12. Psychiatrie-Erfahrene und Liebe und Sexualität
Liebe und Sexualität auch von Betroffenen beginnt schon in frühester Kindheit. Wir wachsen auf und lernen, ob wir uns berühren dürfen oder nicht. Wir erleben Hautkontakt mit unseren Eltern und Geschwistern - manche mehr, manche weniger.
Wir durchlaufen verschiedene Phasen, die orale (wir nehmen alles in den Mund, „beschmecken“ unsere Umwelt und machen uns so mit ihr vertraut), die anale (wir haben das erste Mal mit bewusster Willensentscheidung zu tun; in diesem Falle geht es um die Darmentleerung oder nicht - Sauberkeitserziehung -) und andere, die uns später helfen, uns in unserer Umgebung und Umwelt einmal alleine zurecht zu finden. Zu Anfang sind wir stark abhängig von dem, was unsere Eltern und unsere Umwelt uns bieten und wie sie mit uns umgehen. Es prägt auch unsere sexuelle Entwicklung.
Habe ich Angst zu masturbieren; habe ich genug Selbstvertrauen, meine eigene Sexualität kennenzulernen und mit meinen Bedürfnissen auf einen anderen Menschen zu zugehen?
Das Vorbildverhalten der Eltern im Umgang miteinander ist jahrelanger Grundstein für das Liebesleben und die Sexualität von Menschen. Um eine gleichberechtigte Liebesbeziehung führen zu können, muß ich in der Lage sein, mich als eigenständigen Menschen mit eigenen Wünschen, Interessen und Bedürfnissen wahrzunehmen, meinen Gegenüber gleichsam zu erkennen und wahrzunehmen. So kann ich bewusst Nähe und Distanz erleben. Es entstehen keine Symbiosen und starke Gefühle sind möglich. Voraussetzung ist auch die Fähigkeit, sich zu behaupten, in Konflikten sich nicht aufzugeben und den offenen Streit auszutragen.

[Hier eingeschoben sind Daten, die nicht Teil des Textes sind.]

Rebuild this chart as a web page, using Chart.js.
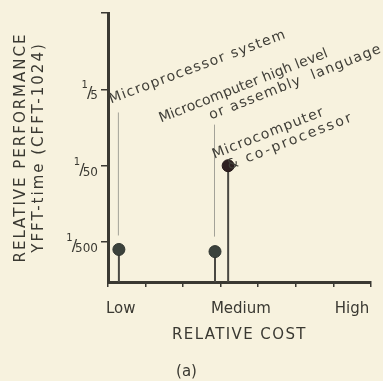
<!DOCTYPE html>
<html>
<head>
<meta charset="utf-8">
<script src="https://cdn.jsdelivr.net/npm/chart.js@4"></script>
<style>
  html, body { margin: 0; padding: 0; background: #f7f2de; }
  #wrap { width: 383px; height: 381px; position: relative; }
</style>
</head>
<body>
<div id="wrap"><canvas id="chart"></canvas></div>
<script>
// System types, their relative cost and relative performance (YFFT time vs CFFT-1024)
const systemLabels = [
  ['Microprocessor system'],
  ['Microcomputer high level', 'or assembly  language'],
  ['Microcomputer', '& co-processor']
];
const relativeCost = [0.29, 2.85, 3.2];
const relativePerformance = [0.0016, 0.0015, 0.02];

// Axis ticks
const costTickLabels = ['Low', 'Medium', 'High'];
const costTickAt = [0.34, 3.54, 6.5];
const costMarks = [0, 1, 2, 3, 4, 5, 6, 7];
const perfTicks = [0.002, 0.02, 0.2];
const perfDenominators = ['500', '50', '5'];

// Axis titles
const costTitle = 'RELATIVE COST';
const perfTitle = ['RELATIVE PERFORMANCE', 'YFFT-time (CFFT-1024)'];

const INK = '#3a3932';
const FONT = 'DejaVu Sans';
const Y_MIN = 0.0006, Y_MAX = 2;

const labelFor = new Map(costTickAt.map((v, i) => [v, costTickLabels[i]]));

// Stems from each point down to the cost axis
const stemSets = relativeCost.map((x, i) => ({
  type: 'line',
  data: [{ x, y: relativePerformance[i] }, { x, y: Y_MIN }],
  borderColor: '#4a4943',
  borderWidth: 2,
  pointRadius: 0,
  order: 2
}));

// Annotation layout: text line offsets / letter spacing / angle, leader line extents, relative to each point
const noteLayout = [
  { lines: [[-8, -146, 1.3, -20.5]], leader: [-137, -14] },
  { lines: [[-54, -129, 0.1, -21.5], [-4, -132, 1.2, -21.5]], leader: [-127, -15] },
  { lines: [[-14, -7, 1.1, -21.5], [1, 4, 2.1, -21.5]] }
];

const annotations = {
  id: 'annotations',
  afterDatasetsDraw(chart) {
    const { ctx, scales: { x, y } } = chart;
    ctx.save();
    relativeCost.forEach((cx, i) => {
      const px = x.getPixelForValue(cx);
      const py = y.getPixelForValue(relativePerformance[i]);
      const lay = noteLayout[i];
      if (lay.leader) {
        ctx.strokeStyle = '#a3a298';
        ctx.lineWidth = 1;
        ctx.beginPath();
        ctx.moveTo(px - 0.5, py + lay.leader[0]);
        ctx.lineTo(px - 0.5, py + lay.leader[1]);
        ctx.stroke();
      }
      ctx.fillStyle = '#403f38';
      ctx.font = '14px "' + FONT + '"';
      ctx.textBaseline = 'alphabetic';
      ctx.textAlign = 'left';
      systemLabels[i].forEach((line, j) => {
        const [dx, dy, ls, ang] = lay.lines[j];
        ctx.save();
        ctx.letterSpacing = ls + 'px';
        ctx.translate(px + dx, py + dy);
        ctx.rotate(ang * Math.PI / 180);
        ctx.fillText(line, 0, 0);
        ctx.restore();
      });
    });
    ctx.restore();
  }
};

// Axis titles (letter-spaced) and the fractional performance tick labels
const axisText = {
  id: 'axisText',
  afterDraw(chart) {
    const { ctx, chartArea: a, scales: { y } } = chart;
    ctx.save();
    ctx.fillStyle = INK;
    ctx.textAlign = 'center';
    ctx.textBaseline = 'middle';
    ctx.font = '15px "' + FONT + '"';
    ctx.letterSpacing = '2px';
    const cy = (a.top + a.bottom) / 2;
    perfTitle.forEach((t, k) => {
      ctx.save();
      ctx.translate(a.left - 87 + k * 18, cy);
      ctx.rotate(-Math.PI / 2);
      ctx.fillText(t, 0, 0);
      ctx.restore();
    });
    ctx.letterSpacing = '1.4px';
    ctx.fillText(costTitle, (a.left + a.right) / 2, a.bottom + 53);

    // ¹⁄N labels: small raised 1, slash, denominator below the tick
    ctx.letterSpacing = '0px';
    ctx.textBaseline = 'alphabetic';
    ctx.textAlign = 'right';
    const right = a.left - 10;
    perfTicks.forEach((v, i) => {
      const ty = y.getPixelForValue(v);
      ctx.font = '12px "' + FONT + '"';
      const w = ctx.measureText(perfDenominators[i]).width;
      ctx.fillText(perfDenominators[i], right, ty + 10);
      ctx.font = '16px "' + FONT + '"';
      ctx.fillText('/', right - w + 2, ty + 9);
      ctx.font = '10px "' + FONT + '"';
      ctx.fillText('1', right - w - 2.5, ty - 1);
    });
    ctx.restore();
  }
};

new Chart(document.getElementById('chart'), {
  type: 'scatter',
  data: {
    datasets: [
      {
        data: relativeCost.map((x, i) => ({ x, y: relativePerformance[i] })),
        pointRadius: 6,
        pointHoverRadius: 6,
        pointBackgroundColor: ['#3b423c', '#3b423c', '#2e2020'],
        pointBorderColor: ['#2f342f', '#2f342f', '#241818'],
        pointBorderWidth: 1,
        order: 0
      },
      ...stemSets
    ]
  },
  options: {
    responsive: true,
    maintainAspectRatio: false,
    animation: false,
    layout: { padding: { left: 0, right: 10, top: 13, bottom: 0 } },
    plugins: {
      legend: { display: false },
      tooltip: { enabled: false },
      title: {
        display: true,
        position: 'bottom',
        text: '(a)',
        color: INK,
        font: { family: FONT, size: 15, weight: 'normal', lineHeight: 1.2 },
        padding: { top: 0, bottom: 0 }
      }
    },
    scales: {
      x: {
        type: 'linear',
        min: 0,
        max: 7,
        afterBuildTicks(scale) {
          scale.ticks = [...costMarks, ...costTickAt].map(value => ({ value }));
        },
        afterFit(scale) { scale.height = 81; },
        ticks: {
          autoSkip: false,
          maxRotation: 0,
          padding: 13,
          color: INK,
          font: { family: FONT, size: 15 },
          callback: v => labelFor.get(v) || ''
        },
        grid: {
          drawOnChartArea: false,
          drawTicks: true,
          tickLength: 5,
          lineWidth: 1.5,
          color: ctx => (ctx.tick && labelFor.has(ctx.tick.value)) ? 'rgba(0,0,0,0)' : INK
        },
        border: { display: true, width: 3, color: INK }
      },
      y: {
        type: 'logarithmic',
        min: Y_MIN,
        max: Y_MAX,
        afterBuildTicks(scale) {
          scale.ticks = [...perfTicks, Y_MAX].map(value => ({ value }));
        },
        afterFit(scale) { scale.width = 108; },
        ticks: {
          autoSkip: false,
          callback: () => ''
        },
        grid: {
          drawOnChartArea: false,
          drawTicks: true,
          tickLength: 7,
          lineWidth: 1.5,
          color: INK
        },
        border: { display: true, width: 3, color: INK }
      }
    }
  },
  plugins: [annotations, axisText]
});
</script>
</body>
</html>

Gerade sexuelle Liebesbindungen sind ein Standbein menschlichen Daseins. Werden diese elementare Eckpfeiler des Menschseins erschüttert, kann dies Psychosen auslösen. Somit kann auch ein sexuelles Erlebnis ein Auslöser für den Weg in die Psychose sein. Glaubensgrundsätze und Schuldgefühle können z.B. nach einem „verbotenen One-Night-Stand“ zu Lebenskrisen führen. Große Zeiten von Beziehungslosigkeiten sowohl im Kindes- als auch im Erwachsenenalter sind Auslöser für psychische Probleme.
Das sexuelle Leben unter Psychopharmaka ist eingeschränkt. Manche Psychopharmaka machen in bestimmten Dosen impotent, Lustgefühle kommen nicht auf oder werden sogar unterdrückt. So kann das Medikament Melleril den Samenerguss hemmen.
In der Psychiatrie werden Beziehungen häufig lediglich geduldet. Gelebte Sexualität ist schwer möglich und wird oft bei Bekanntwerden bestraft. Sexualität als Grundrecht eines jeden Menschen wird in der Psychiatrie beschnitten. Die LPEN e.V. klagt diesen Missstand auf das Schärfste an. Wir fordern Rückzugsmöglichkeiten für Paare in den Psychiatrien. Die Themen Sexualität und Liebe sind umfassend und individuell und das gemeinsame Gespräch darüber wichtig.
Da wo Beziehungen bestehen, müssen Grenzen gesetzt werden. Wo Grenzen sind, entsteht Reibung. Wo Reibung entsteht, entsteht Wärme und wo Wärme ist, kann Liebe wachsen und Sexualität darf gelebt werden.